The disorder of the wind, of the Spirit of Christ, is not a random and capricious thing. It is love’s insistence on rejecting the violent and self-interested orderings of the world. The disorder of the Spirit is grace, in place of the harsh claims of justice. It is abundance, in the face of economically ordered scarcity. It is unruly gift, in place of carefully calculated exchange.
In the end, Nicodemus’ “How can these things be?” is turned around: the problem is not that Jesus doesn’t fit; it is that Nicodemus’ well-ordered, good-fitting world limits and constrains and kills – even Jesus himself.
And so the question becomes, How can it be that – again and again in echo of the cynical Caiaphas – we reject the free and freeing life in the wildly unruly Jesus?
This is the love of God: that he gave…love. God’s gift is not “salvation” in some future time and place. God’s gift is life: life as love.

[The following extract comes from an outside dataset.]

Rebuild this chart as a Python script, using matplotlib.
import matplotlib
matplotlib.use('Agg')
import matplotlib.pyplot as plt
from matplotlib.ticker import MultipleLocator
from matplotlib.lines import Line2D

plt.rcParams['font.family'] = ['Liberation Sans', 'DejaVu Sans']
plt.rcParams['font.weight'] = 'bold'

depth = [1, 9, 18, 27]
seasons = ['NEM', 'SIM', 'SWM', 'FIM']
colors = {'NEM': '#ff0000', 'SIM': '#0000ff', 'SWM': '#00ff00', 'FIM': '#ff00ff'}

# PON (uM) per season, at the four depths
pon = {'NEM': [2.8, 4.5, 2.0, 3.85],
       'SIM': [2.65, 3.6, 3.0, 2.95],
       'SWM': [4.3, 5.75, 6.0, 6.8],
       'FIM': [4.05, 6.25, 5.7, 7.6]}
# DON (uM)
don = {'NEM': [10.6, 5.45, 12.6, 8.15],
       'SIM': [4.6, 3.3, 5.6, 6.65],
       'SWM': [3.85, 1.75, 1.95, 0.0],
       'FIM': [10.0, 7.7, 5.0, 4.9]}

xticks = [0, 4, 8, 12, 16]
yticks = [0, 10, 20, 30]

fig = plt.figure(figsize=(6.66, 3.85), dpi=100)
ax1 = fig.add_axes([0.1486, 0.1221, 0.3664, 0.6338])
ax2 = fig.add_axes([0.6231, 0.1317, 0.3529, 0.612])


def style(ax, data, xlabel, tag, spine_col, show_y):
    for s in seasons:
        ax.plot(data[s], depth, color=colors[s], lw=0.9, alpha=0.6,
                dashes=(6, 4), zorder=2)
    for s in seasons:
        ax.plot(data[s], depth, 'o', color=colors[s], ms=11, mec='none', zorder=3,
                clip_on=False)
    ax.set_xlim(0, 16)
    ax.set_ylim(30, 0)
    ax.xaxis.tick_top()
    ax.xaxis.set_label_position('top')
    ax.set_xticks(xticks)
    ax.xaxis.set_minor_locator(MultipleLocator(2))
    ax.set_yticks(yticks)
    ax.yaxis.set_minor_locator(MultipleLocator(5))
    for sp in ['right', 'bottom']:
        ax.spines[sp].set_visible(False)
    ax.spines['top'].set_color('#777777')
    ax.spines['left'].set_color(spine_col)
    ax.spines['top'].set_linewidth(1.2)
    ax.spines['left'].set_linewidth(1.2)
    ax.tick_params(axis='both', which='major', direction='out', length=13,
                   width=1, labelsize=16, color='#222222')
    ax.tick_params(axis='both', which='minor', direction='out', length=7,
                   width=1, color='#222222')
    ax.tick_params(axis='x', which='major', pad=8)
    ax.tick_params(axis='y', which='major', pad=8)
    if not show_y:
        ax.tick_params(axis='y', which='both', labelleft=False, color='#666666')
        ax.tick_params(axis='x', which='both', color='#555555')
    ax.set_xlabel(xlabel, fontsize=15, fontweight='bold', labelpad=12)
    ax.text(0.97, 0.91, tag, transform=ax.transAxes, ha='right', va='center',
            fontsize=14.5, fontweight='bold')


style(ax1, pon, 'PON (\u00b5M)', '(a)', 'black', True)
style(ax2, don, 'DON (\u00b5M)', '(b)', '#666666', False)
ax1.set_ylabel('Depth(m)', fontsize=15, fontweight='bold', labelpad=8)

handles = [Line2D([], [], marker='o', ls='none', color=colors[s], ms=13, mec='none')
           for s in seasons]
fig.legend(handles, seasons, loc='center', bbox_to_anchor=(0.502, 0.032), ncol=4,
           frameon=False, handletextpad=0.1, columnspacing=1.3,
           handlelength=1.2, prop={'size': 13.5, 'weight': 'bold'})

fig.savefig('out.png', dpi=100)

This is a gift that doesn’t fit our sense of order and is precisely what we need in the midst of our rules-based orderings of ourselves and each other.
Though it seems that the rules are breaking down, they are really only re-adjusting. And what is required of us now is what has always been required: recognition that someone is always crushed by the rules and acting in love to set them free. This is what it means to be reborn, to be born from above, to be born of the gusty Spirit.
With the stunned Nicodemus, we wonder about the God who doesn’t fit, who seems to have no meaning, who disrupts our order: “How can these things be?”
God replies, If you are to know the truth, and be set free for life in all its fullness, How could these things not be?